Hi guys,
Make $\displaystyle y$ the subject of the formula: $\displaystyle \dfrac{b}{g}=\sqrt{\dfrac{x+2y^{2}}{x-2y^{2}}}.$
I am having trouble with the above stated question. Please guide me, thanks a lot.
Hi guys,
Make $\displaystyle y$ the subject of the formula: $\displaystyle \dfrac{b}{g}=\sqrt{\dfrac{x+2y^{2}}{x-2y^{2}}}.$
I am having trouble with the above stated question. Please guide me, thanks a lot.
Hello, FailInMaths!
Do not state the problem in the title . . .

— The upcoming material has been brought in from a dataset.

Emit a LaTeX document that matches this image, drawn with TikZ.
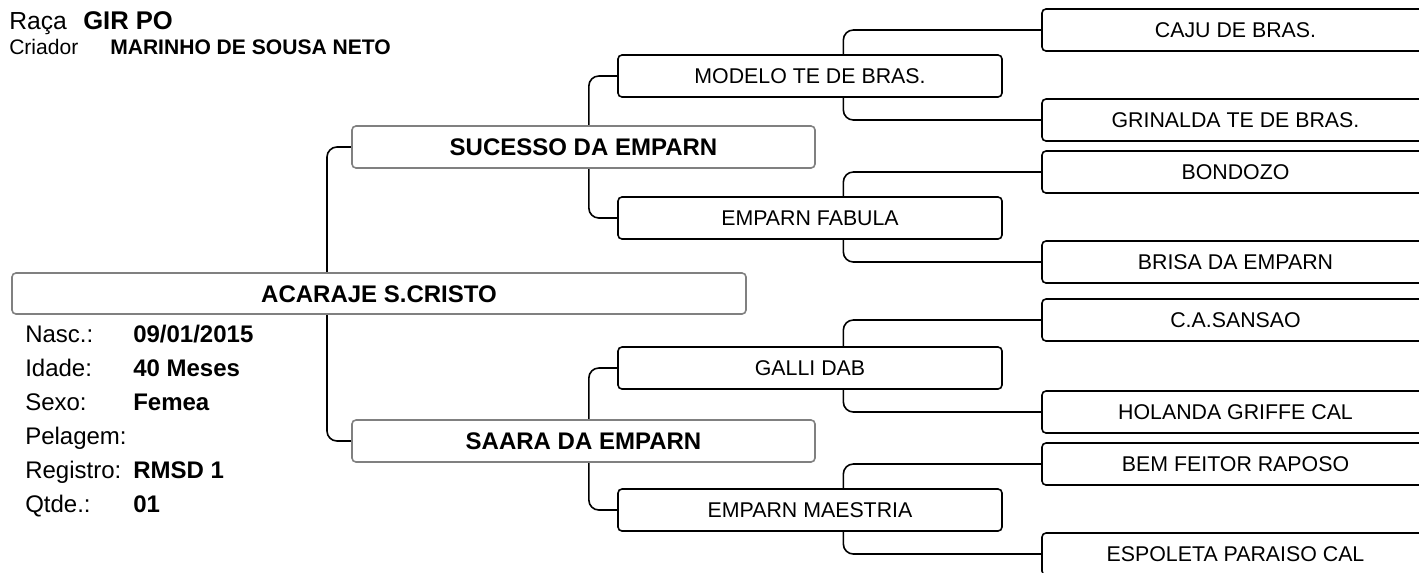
\documentclass[tikz,border=0pt]{standalone}
\usepackage{fontspec}
\setmainfont{Liberation Sans}
\usetikzlibrary{positioning, backgrounds}

\begin{document}
\begin{tikzpicture}[x=0.75pt, y=-0.75pt,
  rootbox/.style={rectangle, rounded corners=3pt, draw=black!50, line width=1.2pt, fill=white, minimum width=550.5pt, minimum height=30.75pt, inner sep=0pt, font=\fontsize{18}{20}\selectfont\bfseries, text height=12.9pt, text depth=0pt},
  parentbox/.style={rootbox, minimum width=347.25pt, minimum height=31.5pt},
  gpbox/.style={rectangle, rounded corners=3pt, draw=black, line width=1.2pt, fill=white, minimum width=288pt, minimum height=31.5pt, inner sep=0pt, font=\fontsize{16}{18}\selectfont, text height=11.5pt, text depth=0pt},
  ggpbox/.style={gpbox, minimum width=290.25pt},
  link/.style={draw=black, line width=1.2pt, rounded corners=7.5pt},
  headlabel/.style={anchor=base west, inner sep=0pt},
  infolabel/.style={anchor=base west, inner sep=0pt, font=\fontsize{18}{20}\selectfont},
  infovalue/.style={infolabel, font=\fontsize{18}{20}\selectfont\bfseries}]

\useasboundingbox (0,0) rectangle (1419,572);
\clip (0,0) rectangle (1419,572);

% header
\node[headlabel, font=\fontsize{18.5}{20}\selectfont] (raca) at (9,29) {Raça};
\node[headlabel, font=\fontsize{19.2}{21}\selectfont\bfseries] (racaval) at (83,29) {GIR PO};
\node[headlabel, font=\fontsize{15.8}{18}\selectfont] (criador) at (9,54) {Criador};
\node[headlabel, font=\fontsize{15.8}{18}\selectfont\bfseries] (criadorval) at (110,54) {MARINHO DE SOUSA NETO};

% animal
\node[rootbox] (root) at (379,293.5) {ACARAJE S.CRISTO};

% parents
\node[parentbox] (suc) at (583.5,147) {SUCESSO DA EMPARN};
\node[parentbox] (saa) at (583.5,441) {SAARA DA EMPARN};

% grandparents
\node[gpbox] (mod) at (810,76) {MODELO TE DE BRAS.};
\node[gpbox] (fab) at (810,218) {EMPARN FABULA};
\node[gpbox] (gal) at (810,368) {GALLI DAB};
\node[gpbox] (mae) at (810,510) {EMPARN MAESTRIA};

% great-grandparents
\node[ggpbox] (caju) at (1235.5,30) {CAJU DE BRAS.};
\node[ggpbox] (grin) at (1235.5,120) {GRINALDA TE DE BRAS.};
\node[ggpbox] (bond) at (1235.5,172) {BONDOZO};
\node[ggpbox] (bris) at (1235.5,262) {BRISA DA EMPARN};
\node[ggpbox] (sans) at (1235.5,320) {C.A.SANSAO};
\node[ggpbox] (hol) at (1235.5,412) {HOLANDA GRIFFE CAL};
\node[ggpbox] (bem) at (1235.5,464) {BEM FEITOR RAPOSO};
\node[ggpbox] (esp) at (1235.5,554) {ESPOLETA PARAISO CAL};

% info
\node[infolabel] (nasc) at (25,342) {Nasc.:};
\node[infovalue] (nascval) at (133,342) {09/01/2015};
\node[infolabel] (idade) at (25,376) {Idade:};
\node[infovalue] (idadeval) at (133,376) {40 Meses};
\node[infolabel] (sexo) at (25,410) {Sexo:};
\node[infovalue] (sexoval) at (133,410) {Femea};
\node[infolabel] (pelagem) at (25,444) {Pelagem:};
\node[infolabel] (registro) at (25,478) {Registro:};
\node[infovalue] (registroval) at (133,478) {RMSD 1};
\node[infolabel] (qtde) at (25,512) {Qtde.:};
\node[infovalue] (qtdeval) at (133,512) {01};

\begin{scope}[on background layer]
\draw[link] (suc.west) -| ([xshift=-39pt]root.center) |- (saa.west);
\draw[link] (mod.west) -| ([xshift=4pt]suc.center) |- (fab.west);
\draw[link] (gal.west) -| ([xshift=4pt]saa.center) |- (mae.west);
\foreach \gp/\sire/\dam in {mod/caju/grin, fab/bond/bris, gal/sans/hol, mae/bem/esp}
  \draw[link] (\sire.west) -| ([xshift=25pt]\gp.center) |- (\dam.west);
\end{scope}

\end{tikzpicture}
\end{document}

$\displaystyle \text{Solve for }y\!:\;\;\dfrac{b}{g} \;=\;\sqrt{\dfrac{x+2y^2}{x-2y^2}} $
Square both sides: .$\displaystyle \displaystyle \frac{b^2}{g^2} \;=\;\frac{x+2y^2}{x - 2y^2}$
. . . . . . . .$\displaystyle b^2(x-2y^2) \;=\;g^2(x + 2y^2)$
. . . . . . . .$\displaystyle b^2x - 2b^2y^2 \;=\;g^2x + 2g^2y^2$
. . . . . . $\displaystyle 2g^2y^2 + 2b^2y^2 \;=\;b^2x = g^2x$
. . . . . . . $\displaystyle 2(g^2+b^2)y^2 \;=\;x(b^2-g^2) $
. . . . . . . . . . . . . . $\displaystyle y^2 \;=\;\dfrac{x(b^2-g^2)}{2(b^2+g^2} $
. . . . . . . . . . . . . . .$\displaystyle y \;=\;\pm\sqrt{\dfrac{x(b^2-g^2)}{2(b^2+g^2)}} $
I was told to specify the question by one of the moderators in the past.
Anyway thanks for the answer, I should change (b/g)^2 = (b^2)/(g^2).
Thanks a lot for all the hints but i found out my problem already. It is to change (b/g)^2 = (b^2)/(g^2).
Thank you everyone!
-Thread Closed-
Glad you've figured out your problem. You do need to state the entire problem in the body of the post, but there's no rule against partially stating the problem in the title of the thread. The thread title should be at least one level more specific than the forum in which you post the thread. Saying, for example, "Algebra Problem", while posting in this subforum, would likely earn you an infraction for useless post title. On the other hand, "Solve for y" would be perfectly acceptable. At least, this is my current understanding of the rules.